*Provided entries*:
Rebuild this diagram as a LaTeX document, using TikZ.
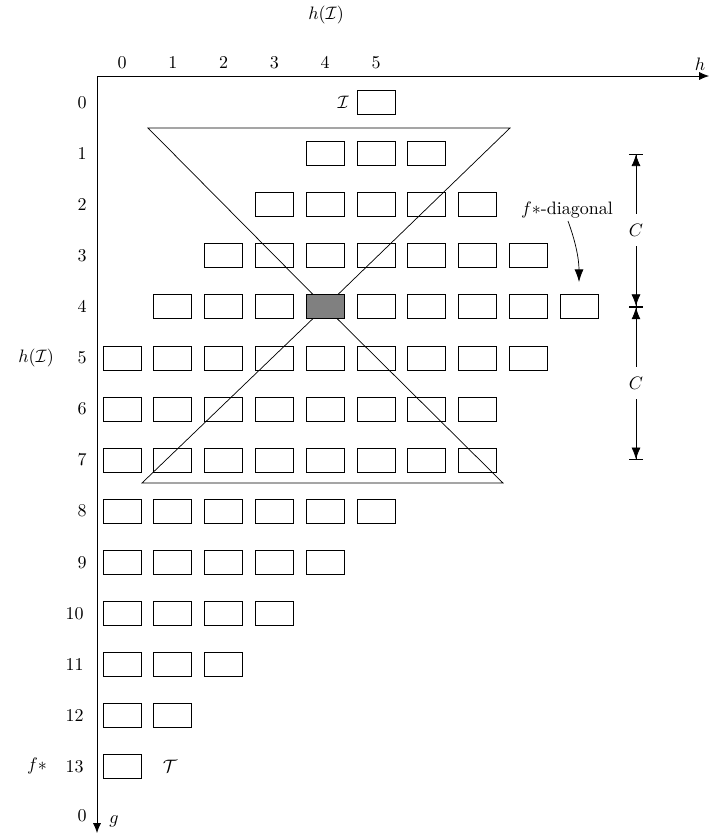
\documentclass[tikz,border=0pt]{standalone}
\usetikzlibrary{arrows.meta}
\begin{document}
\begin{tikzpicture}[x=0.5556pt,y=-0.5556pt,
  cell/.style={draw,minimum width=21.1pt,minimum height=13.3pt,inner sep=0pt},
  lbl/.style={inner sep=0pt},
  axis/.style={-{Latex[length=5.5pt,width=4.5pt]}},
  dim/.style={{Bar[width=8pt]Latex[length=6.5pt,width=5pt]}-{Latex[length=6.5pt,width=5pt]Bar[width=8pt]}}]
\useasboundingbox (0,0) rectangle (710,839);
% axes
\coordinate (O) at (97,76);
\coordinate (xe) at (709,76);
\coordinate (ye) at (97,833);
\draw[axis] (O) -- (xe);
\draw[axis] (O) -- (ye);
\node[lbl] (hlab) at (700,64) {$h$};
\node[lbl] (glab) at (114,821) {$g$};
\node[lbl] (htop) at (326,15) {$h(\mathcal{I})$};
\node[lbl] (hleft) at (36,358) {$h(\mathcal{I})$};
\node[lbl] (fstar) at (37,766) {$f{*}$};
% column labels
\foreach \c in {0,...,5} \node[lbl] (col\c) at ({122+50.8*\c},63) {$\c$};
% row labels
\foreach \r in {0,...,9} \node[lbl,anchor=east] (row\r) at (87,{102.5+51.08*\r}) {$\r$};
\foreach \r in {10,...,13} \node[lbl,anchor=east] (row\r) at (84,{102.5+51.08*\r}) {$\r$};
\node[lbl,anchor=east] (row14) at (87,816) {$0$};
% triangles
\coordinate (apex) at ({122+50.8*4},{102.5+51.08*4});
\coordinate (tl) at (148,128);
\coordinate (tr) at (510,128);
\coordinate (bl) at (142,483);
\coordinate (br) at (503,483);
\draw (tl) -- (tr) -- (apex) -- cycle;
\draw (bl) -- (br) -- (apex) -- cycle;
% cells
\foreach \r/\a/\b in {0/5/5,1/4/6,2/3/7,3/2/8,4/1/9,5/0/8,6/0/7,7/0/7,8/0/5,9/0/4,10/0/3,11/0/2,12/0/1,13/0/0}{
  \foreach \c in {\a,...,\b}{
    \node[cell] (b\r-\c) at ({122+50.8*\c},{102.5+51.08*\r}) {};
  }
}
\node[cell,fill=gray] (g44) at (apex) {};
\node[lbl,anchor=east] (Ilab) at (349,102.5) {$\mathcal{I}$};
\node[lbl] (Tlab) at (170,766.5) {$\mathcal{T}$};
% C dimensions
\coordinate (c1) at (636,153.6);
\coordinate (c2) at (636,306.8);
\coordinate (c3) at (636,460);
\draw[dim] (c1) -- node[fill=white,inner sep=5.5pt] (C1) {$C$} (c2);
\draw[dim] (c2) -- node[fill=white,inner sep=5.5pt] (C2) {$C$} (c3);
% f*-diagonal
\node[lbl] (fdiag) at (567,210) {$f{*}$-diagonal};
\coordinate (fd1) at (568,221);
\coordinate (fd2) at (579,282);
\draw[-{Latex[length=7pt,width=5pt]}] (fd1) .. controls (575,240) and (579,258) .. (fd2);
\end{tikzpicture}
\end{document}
==
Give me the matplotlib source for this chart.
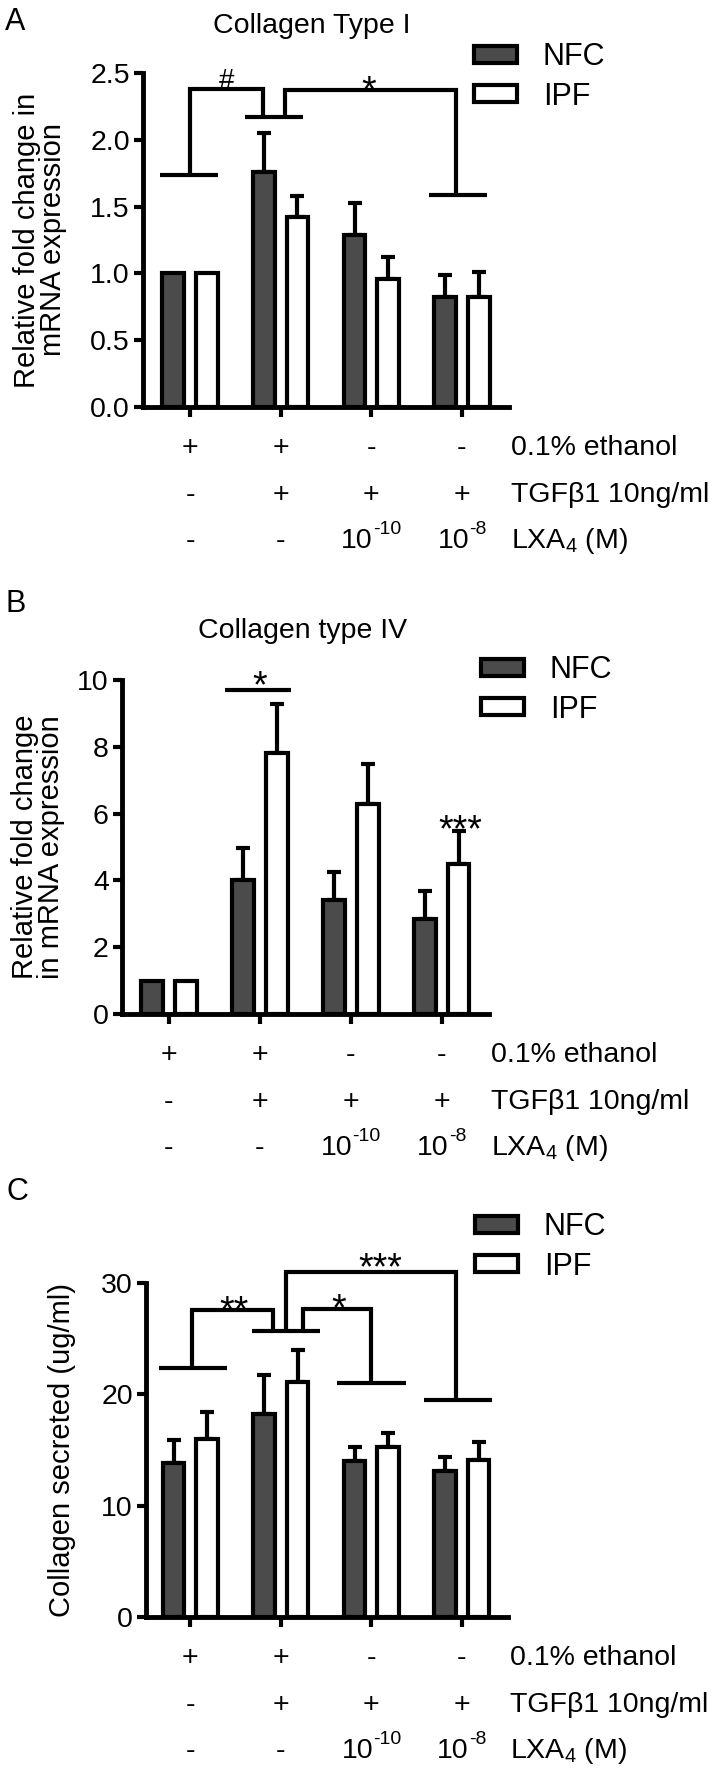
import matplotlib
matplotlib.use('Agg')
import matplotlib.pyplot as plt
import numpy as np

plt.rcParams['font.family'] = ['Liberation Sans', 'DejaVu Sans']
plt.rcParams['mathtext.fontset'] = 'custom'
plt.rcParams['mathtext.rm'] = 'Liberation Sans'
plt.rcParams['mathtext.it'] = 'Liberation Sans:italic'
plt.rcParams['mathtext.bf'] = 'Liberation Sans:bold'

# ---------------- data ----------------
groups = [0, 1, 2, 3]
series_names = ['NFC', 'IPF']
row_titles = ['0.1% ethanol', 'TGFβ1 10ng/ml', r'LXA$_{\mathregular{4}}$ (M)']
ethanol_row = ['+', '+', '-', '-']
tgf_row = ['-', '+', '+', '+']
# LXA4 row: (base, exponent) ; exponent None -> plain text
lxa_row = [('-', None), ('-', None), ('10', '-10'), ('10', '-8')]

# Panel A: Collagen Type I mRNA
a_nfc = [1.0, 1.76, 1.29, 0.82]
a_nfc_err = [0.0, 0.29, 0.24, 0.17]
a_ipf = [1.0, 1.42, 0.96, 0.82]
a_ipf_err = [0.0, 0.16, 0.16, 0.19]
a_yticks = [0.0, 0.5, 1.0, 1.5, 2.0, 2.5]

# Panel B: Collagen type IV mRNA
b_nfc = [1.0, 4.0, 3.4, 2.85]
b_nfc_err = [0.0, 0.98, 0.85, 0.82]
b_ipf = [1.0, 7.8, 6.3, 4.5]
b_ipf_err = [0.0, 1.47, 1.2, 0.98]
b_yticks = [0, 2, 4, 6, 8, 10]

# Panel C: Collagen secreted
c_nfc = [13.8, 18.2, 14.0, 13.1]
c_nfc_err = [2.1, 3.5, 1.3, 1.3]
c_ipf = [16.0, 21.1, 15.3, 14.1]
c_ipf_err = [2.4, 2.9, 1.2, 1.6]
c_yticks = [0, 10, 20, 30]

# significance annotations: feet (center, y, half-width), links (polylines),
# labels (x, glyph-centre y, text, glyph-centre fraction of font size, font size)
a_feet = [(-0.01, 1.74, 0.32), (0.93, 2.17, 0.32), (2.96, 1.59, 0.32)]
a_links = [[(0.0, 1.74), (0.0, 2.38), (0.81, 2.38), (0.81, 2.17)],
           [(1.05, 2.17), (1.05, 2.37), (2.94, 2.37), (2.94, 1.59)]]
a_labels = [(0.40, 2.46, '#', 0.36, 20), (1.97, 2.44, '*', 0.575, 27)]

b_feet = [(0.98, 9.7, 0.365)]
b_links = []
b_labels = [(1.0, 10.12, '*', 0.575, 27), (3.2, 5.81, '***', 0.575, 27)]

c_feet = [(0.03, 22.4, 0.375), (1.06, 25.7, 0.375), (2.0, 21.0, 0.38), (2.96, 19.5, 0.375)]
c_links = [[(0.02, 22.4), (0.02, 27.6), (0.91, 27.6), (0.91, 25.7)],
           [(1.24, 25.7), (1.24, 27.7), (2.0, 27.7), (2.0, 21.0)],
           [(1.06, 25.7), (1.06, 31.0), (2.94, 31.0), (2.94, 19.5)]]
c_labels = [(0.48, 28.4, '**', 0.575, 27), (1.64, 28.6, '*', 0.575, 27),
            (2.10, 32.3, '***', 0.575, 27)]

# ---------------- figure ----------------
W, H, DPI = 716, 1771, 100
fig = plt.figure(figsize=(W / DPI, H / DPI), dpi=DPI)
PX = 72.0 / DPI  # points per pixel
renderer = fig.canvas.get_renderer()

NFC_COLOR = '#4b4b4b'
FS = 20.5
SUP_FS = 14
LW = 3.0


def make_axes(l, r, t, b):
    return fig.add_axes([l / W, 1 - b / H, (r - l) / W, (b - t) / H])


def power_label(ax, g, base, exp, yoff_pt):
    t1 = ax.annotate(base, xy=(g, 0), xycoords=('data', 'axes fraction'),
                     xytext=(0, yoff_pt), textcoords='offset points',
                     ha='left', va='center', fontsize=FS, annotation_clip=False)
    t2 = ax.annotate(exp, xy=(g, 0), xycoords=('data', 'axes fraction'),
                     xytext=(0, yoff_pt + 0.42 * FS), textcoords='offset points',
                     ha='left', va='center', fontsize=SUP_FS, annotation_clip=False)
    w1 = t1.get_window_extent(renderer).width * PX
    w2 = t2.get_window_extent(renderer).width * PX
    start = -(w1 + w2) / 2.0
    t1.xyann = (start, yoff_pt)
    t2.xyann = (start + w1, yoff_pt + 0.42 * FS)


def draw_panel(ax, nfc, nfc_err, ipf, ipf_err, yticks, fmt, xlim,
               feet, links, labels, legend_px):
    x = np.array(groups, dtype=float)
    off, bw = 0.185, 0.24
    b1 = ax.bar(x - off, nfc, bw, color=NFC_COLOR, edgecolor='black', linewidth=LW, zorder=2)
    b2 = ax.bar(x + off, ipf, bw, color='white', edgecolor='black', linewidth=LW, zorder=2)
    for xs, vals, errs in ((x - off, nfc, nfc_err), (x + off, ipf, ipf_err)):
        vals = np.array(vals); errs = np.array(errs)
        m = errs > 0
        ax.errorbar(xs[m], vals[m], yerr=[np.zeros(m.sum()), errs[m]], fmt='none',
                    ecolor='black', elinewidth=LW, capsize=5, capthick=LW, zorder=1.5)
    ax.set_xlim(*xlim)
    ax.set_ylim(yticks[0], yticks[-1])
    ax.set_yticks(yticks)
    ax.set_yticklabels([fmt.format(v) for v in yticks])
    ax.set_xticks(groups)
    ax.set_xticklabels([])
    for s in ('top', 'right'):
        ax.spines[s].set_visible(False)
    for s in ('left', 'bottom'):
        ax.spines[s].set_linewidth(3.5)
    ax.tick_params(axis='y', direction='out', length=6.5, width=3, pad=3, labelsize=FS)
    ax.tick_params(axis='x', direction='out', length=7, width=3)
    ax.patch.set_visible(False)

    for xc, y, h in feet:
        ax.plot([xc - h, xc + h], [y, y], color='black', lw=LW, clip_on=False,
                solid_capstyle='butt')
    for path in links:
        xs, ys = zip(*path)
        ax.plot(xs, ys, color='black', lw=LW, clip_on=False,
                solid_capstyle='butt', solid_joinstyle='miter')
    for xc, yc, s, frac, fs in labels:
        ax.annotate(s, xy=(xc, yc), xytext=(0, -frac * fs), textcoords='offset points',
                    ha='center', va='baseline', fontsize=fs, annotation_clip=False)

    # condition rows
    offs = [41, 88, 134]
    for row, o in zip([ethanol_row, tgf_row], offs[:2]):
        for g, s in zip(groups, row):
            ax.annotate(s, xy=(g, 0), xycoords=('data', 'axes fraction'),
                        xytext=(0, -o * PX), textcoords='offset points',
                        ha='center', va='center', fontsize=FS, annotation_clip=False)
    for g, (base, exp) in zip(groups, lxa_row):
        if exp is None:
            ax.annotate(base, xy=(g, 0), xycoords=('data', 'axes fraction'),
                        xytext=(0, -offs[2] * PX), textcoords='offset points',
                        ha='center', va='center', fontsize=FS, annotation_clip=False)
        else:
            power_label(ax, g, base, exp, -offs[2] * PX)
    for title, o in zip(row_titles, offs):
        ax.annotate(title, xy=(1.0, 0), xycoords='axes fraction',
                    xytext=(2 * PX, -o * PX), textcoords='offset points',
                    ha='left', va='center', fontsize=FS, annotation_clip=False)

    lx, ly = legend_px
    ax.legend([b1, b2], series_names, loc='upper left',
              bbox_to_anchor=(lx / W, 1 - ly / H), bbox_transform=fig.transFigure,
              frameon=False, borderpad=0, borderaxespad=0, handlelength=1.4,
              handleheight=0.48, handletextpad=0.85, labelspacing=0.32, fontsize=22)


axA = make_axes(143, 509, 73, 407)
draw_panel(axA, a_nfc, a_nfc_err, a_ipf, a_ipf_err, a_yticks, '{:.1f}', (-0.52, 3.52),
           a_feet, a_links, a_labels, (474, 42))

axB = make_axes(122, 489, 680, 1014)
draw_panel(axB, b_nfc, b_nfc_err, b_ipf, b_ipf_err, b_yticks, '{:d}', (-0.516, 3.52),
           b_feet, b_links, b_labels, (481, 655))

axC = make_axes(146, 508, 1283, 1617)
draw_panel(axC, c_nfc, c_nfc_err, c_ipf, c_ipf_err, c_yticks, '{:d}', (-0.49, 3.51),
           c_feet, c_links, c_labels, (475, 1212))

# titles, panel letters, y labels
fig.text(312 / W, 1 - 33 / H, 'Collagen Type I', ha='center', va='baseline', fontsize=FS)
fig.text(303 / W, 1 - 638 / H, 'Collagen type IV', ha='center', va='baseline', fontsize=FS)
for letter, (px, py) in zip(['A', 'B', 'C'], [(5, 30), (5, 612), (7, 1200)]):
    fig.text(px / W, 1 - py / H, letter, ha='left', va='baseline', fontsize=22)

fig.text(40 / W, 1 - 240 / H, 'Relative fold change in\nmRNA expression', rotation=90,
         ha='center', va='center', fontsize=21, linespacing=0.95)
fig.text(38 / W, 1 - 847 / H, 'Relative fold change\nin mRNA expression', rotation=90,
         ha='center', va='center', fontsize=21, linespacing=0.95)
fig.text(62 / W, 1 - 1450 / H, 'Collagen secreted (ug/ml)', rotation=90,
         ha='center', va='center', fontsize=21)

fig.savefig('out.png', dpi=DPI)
---
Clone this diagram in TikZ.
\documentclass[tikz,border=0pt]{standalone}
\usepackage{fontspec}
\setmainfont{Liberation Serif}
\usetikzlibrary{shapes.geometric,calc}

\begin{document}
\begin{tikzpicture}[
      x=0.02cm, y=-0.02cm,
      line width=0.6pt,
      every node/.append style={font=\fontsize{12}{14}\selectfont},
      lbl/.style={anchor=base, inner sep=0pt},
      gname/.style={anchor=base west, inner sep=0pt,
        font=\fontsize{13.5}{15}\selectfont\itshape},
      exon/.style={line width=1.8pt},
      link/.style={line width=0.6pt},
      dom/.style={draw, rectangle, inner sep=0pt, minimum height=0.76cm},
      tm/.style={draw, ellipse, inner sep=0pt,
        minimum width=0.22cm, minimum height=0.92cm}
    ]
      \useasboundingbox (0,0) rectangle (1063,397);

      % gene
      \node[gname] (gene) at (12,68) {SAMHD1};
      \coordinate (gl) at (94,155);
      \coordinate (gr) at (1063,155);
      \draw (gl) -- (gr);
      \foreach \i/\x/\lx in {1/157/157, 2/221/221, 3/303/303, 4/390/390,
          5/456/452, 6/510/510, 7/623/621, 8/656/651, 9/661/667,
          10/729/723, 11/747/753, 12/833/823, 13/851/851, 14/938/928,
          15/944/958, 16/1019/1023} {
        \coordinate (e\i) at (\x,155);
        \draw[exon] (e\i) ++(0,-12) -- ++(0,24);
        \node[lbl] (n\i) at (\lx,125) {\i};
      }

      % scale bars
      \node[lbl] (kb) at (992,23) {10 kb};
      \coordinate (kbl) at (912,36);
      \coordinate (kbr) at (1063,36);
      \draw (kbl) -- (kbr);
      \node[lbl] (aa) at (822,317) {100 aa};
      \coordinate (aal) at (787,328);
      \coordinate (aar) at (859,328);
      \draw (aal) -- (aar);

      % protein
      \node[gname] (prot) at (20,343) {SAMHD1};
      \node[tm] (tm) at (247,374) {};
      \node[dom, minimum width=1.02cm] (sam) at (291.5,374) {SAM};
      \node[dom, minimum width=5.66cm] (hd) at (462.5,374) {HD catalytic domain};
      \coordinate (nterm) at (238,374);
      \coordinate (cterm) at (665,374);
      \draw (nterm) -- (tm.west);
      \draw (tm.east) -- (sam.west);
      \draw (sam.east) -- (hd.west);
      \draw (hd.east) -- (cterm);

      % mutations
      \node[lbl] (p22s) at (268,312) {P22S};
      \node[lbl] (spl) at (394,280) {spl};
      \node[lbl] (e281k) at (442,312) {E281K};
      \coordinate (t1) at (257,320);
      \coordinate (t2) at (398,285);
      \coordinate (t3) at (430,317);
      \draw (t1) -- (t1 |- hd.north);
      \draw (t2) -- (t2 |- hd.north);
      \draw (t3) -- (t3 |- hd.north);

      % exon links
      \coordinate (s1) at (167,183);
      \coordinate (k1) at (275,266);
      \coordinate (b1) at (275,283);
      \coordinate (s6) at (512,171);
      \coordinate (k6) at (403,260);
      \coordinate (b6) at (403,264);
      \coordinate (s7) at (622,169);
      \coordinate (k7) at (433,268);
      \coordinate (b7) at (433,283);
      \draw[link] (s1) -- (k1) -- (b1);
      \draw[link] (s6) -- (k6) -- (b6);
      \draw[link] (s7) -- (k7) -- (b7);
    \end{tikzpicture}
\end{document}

*Required task*:
Between the line with "Give me the matplotlib source for this chart." and the line with "('10', '-10'), ('10', '-8')]", ends included, lies the span to copy exactly; copy nothing else and leave out the pictures.

*Complete response*:
Give me the matplotlib source for this chart.
import matplotlib
matplotlib.use('Agg')
import matplotlib.pyplot as plt
import numpy as np

plt.rcParams['font.family'] = ['Liberation Sans', 'DejaVu Sans']
plt.rcParams['mathtext.fontset'] = 'custom'
plt.rcParams['mathtext.rm'] = 'Liberation Sans'
plt.rcParams['mathtext.it'] = 'Liberation Sans:italic'
plt.rcParams['mathtext.bf'] = 'Liberation Sans:bold'

# ---------------- data ----------------
groups = [0, 1, 2, 3]
series_names = ['NFC', 'IPF']
row_titles = ['0.1% ethanol', 'TGFβ1 10ng/ml', r'LXA$_{\mathregular{4}}$ (M)']
ethanol_row = ['+', '+', '-', '-']
tgf_row = ['-', '+', '+', '+']
# LXA4 row: (base, exponent) ; exponent None -> plain text
lxa_row = [('-', None), ('-', None), ('10', '-10'), ('10', '-8')]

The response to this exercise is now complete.